> _PROBLEM REQUIREMENTS_
Only the lines from the start of the data through the line with "chem_m = [1.2, -3.4, 25.4, 20.3]" belong in the copy. Restate them word for word, minus the pictures.

> _DATA EXCERPT_
--
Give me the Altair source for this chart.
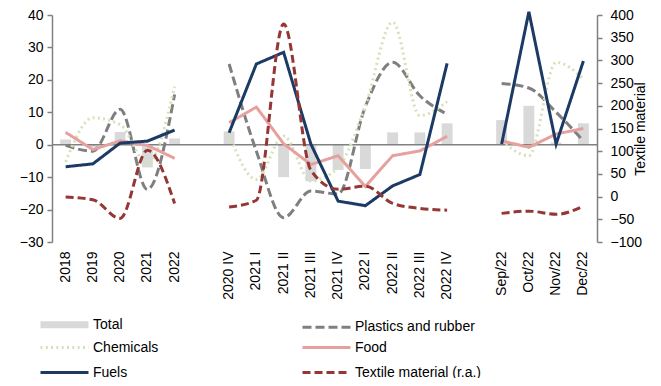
import altair as alt
import pandas as pd

# ---- categories ----
cats_annual = ["2018", "2019", "2020", "2021", "2022"]
cats_q = ["2020 IV", "2021 I", "2021 II", "2021 III", "2021 IV",
          "2022 I", "2022 II", "2022 III", "2022 IV"]
cats_m = ["Sep/22", "Oct/22", "Nov/22", "Dec/22"]
gap1, gap2 = " ", "  "
x_domain = cats_annual + [gap1] + cats_q + [gap2] + cats_m

# ---- series values (left axis, %) ----
total_a = [1.6, -0.8, 3.9, -7.0, 1.9]
total_q = [4.1, 0.0, -10.0, -11.3, -7.8, -7.5, 3.8, 3.8, 6.6]
total_m = [7.6, 12.0, 0.7, 6.6]

plastics_a = [-0.2, -2.0, 10.9, -13.8, 15.5]
plastics_q = [24.9, -2.0, -22.5, -14.3, -15.2, 11.8, 25.4, 15.1, 9.4]
plastics_m = [18.9, 17.5, 10.0, 1.2]

chem_a = [-5.3, 8.3, 6.2, -5.8, 17.9]
chem_q = [3.1, -10.7, 2.7, -11.2, -7.0, 12.0, 37.8, 9.0, 13.3]
chem_m = [1.2, -3.4, 25.4, 20.3]

food_a = [3.8, -1.5, 1.2, -0.2, -4.2]
food_q = [6.8, 11.6, 0.3, -6.1, -3.4, -12.9, -3.4, -1.9, 2.6]
food_m = [1.2, -0.8, 3.3, 5.0]

fuels_a = [-6.8, -5.9, 0.5, 1.1, 4.5]
fuels_q = [3.7, 24.9, 28.5, 0.2, -17.4, -18.8, -12.7, -9.2, 25.1]
fuels_m = [0.2, 41.0, 0.2, 25.8]

# ---- right axis ----
textile_a = [-1, -7, -48, 102, -15]
textile_q = [-23, -8, 380, 58, 16, 23, -15, -26, -30]
textile_m = [-37, -32, -39, -21]

left_ticks = list(range(-30, 41, 10))
right_ticks = list(range(-100, 401, 50))

# legend fills column by column
series_order = ["Total", "Chemicals", "Fuels", "Plastics and rubber", "Food",
                "Textile material (r.a.)"]
colors = ["#d9d9d9", "#d5e2b9", "#1b3a64", "#7f7f7f", "#e6a19f", "#953735"]
dashes = [[1, 0], [2, 3.3], [1, 0], [9, 4], [1, 0], [8, 4]]
widths = [7, 3, 3, 3, 3, 3]

rows = []
def add(name, a, q, m):
    for seg, cats, vals in ((1, cats_annual, a), (2, cats_q, q), (3, cats_m, m)):
        for c, v in zip(cats, vals):
            rows.append({"series": name, "cat": c, "value": v, "seg": seg,
                         "idx": x_domain.index(c)})

add("Total", total_a, total_q, total_m)
add("Plastics and rubber", plastics_a, plastics_q, plastics_m)
add("Chemicals", chem_a, chem_q, chem_m)
add("Food", food_a, food_q, food_m)
add("Fuels", fuels_a, fuels_q, fuels_m)
add("Textile material (r.a.)", textile_a, textile_q, textile_m)
df = pd.DataFrame(rows)
zero_df = pd.DataFrame({"value": [0]})

FONT = "Liberation Sans"

legend_kw = dict(
    title=None, orient="none", legendX=3, legendY=300, columns=2,
    columnPadding=76, rowPadding=1, gridAlign="all",
    symbolType="M-4,0H4", symbolSize=144,
    labelOffset=19, labelFontSize=14, labelFont=FONT, labelColor="black",
)

x_enc = alt.X(
    "cat:N",
    scale=alt.Scale(domain=x_domain, paddingInner=0.6, paddingOuter=0.3),
    axis=alt.Axis(title=None, labelAngle=270, labelAlign="right",
                  labelBaseline="middle", ticks=False, domain=False,
                  labelPadding=9, labelFontSize=14),
)
y_left = alt.Y(
    "value:Q",
    scale=alt.Scale(domain=[-30, 40], nice=False, zero=False),
    axis=alt.Axis(title=None, orient="left", values=left_ticks,
                  grid=False, labelPadding=4, labelOverlap=False),
)
color_enc = alt.Color("series:N", scale=alt.Scale(domain=series_order, range=colors),
                      legend=alt.Legend(**legend_kw))
dash_enc = alt.StrokeDash("series:N", scale=alt.Scale(domain=series_order, range=dashes),
                          legend=alt.Legend(**legend_kw))
width_enc = alt.StrokeWidth("series:N",
                            scale=alt.Scale(type="ordinal", domain=series_order, range=widths),
                            legend=alt.Legend(**legend_kw))

base = alt.Chart(df)

bars = base.transform_filter(alt.datum.series == "Total").mark_bar().encode(
    x=x_enc, y=y_left, color=color_enc)

zero = alt.Chart(zero_df).mark_rule(color="#808080", strokeWidth=1.5).encode(
    y=y_left)

smooth = base.transform_filter(
    alt.FieldOneOfPredicate(field="series", oneOf=["Chemicals", "Plastics and rubber"])
).mark_line(interpolate="monotone").encode(
    x=x_enc, y=y_left, color=color_enc, strokeDash=dash_enc, strokeWidth=width_enc,
    detail="seg:N", order=alt.Order("idx:Q"))

straight = base.transform_filter(
    alt.FieldOneOfPredicate(field="series", oneOf=["Food", "Fuels"])
).mark_line(interpolate="linear").encode(
    x=x_enc, y=y_left, color=color_enc, strokeDash=dash_enc, strokeWidth=width_enc,
    detail="seg:N", order=alt.Order("idx:Q"))

left = alt.layer(bars, zero, smooth, straight)

textile = base.transform_filter(
    alt.datum.series == "Textile material (r.a.)"
).mark_line(interpolate="monotone").encode(
    x=x_enc,
    y=alt.Y("value:Q", scale=alt.Scale(domain=[-100, 400], nice=False, zero=False),
            axis=alt.Axis(title="Textile material", orient="right",
                          values=right_ticks, grid=False,
                          labelPadding=8, titleAngle=270, titlePadding=6,
                          labelOverlap=False)),
    color=color_enc, strokeDash=dash_enc, strokeWidth=width_enc,
    detail="seg:N", order=alt.Order("idx:Q"))

chart = alt.layer(left, textile).resolve_scale(y="independent").properties(
    width=545, height=227,
    padding={"left": 44, "top": 7, "right": 56, "bottom": 136},
    autosize=alt.AutoSizeParams(type="none"),
).configure(font=FONT).configure_view(stroke=None).configure_axis(
    labelFont=FONT, labelFontSize=14, labelColor="black",
    titleFont=FONT, titleFontSize=14, titleFontWeight="normal", titleColor="black",
    domainColor="#808080", domainWidth=1.5, tickColor="#808080", tickSize=5,
    tickWidth=1.5, labelOverlap=False,
)

chart.save("out.html", embed_options={"renderer": "svg", "actions": False})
--
> _FINISHED TASK_
Give me the Altair source for this chart.
import altair as alt
import pandas as pd

# ---- categories ----
cats_annual = ["2018", "2019", "2020", "2021", "2022"]
cats_q = ["2020 IV", "2021 I", "2021 II", "2021 III", "2021 IV",
          "2022 I", "2022 II", "2022 III", "2022 IV"]
cats_m = ["Sep/22", "Oct/22", "Nov/22", "Dec/22"]
gap1, gap2 = " ", "  "
x_domain = cats_annual + [gap1] + cats_q + [gap2] + cats_m

# ---- series values (left axis, %) ----
total_a = [1.6, -0.8, 3.9, -7.0, 1.9]
total_q = [4.1, 0.0, -10.0, -11.3, -7.8, -7.5, 3.8, 3.8, 6.6]
total_m = [7.6, 12.0, 0.7, 6.6]

plastics_a = [-0.2, -2.0, 10.9, -13.8, 15.5]
plastics_q = [24.9, -2.0, -22.5, -14.3, -15.2, 11.8, 25.4, 15.1, 9.4]
plastics_m = [18.9, 17.5, 10.0, 1.2]

chem_a = [-5.3, 8.3, 6.2, -5.8, 17.9]
chem_q = [3.1, -10.7, 2.7, -11.2, -7.0, 12.0, 37.8, 9.0, 13.3]
chem_m = [1.2, -3.4, 25.4, 20.3]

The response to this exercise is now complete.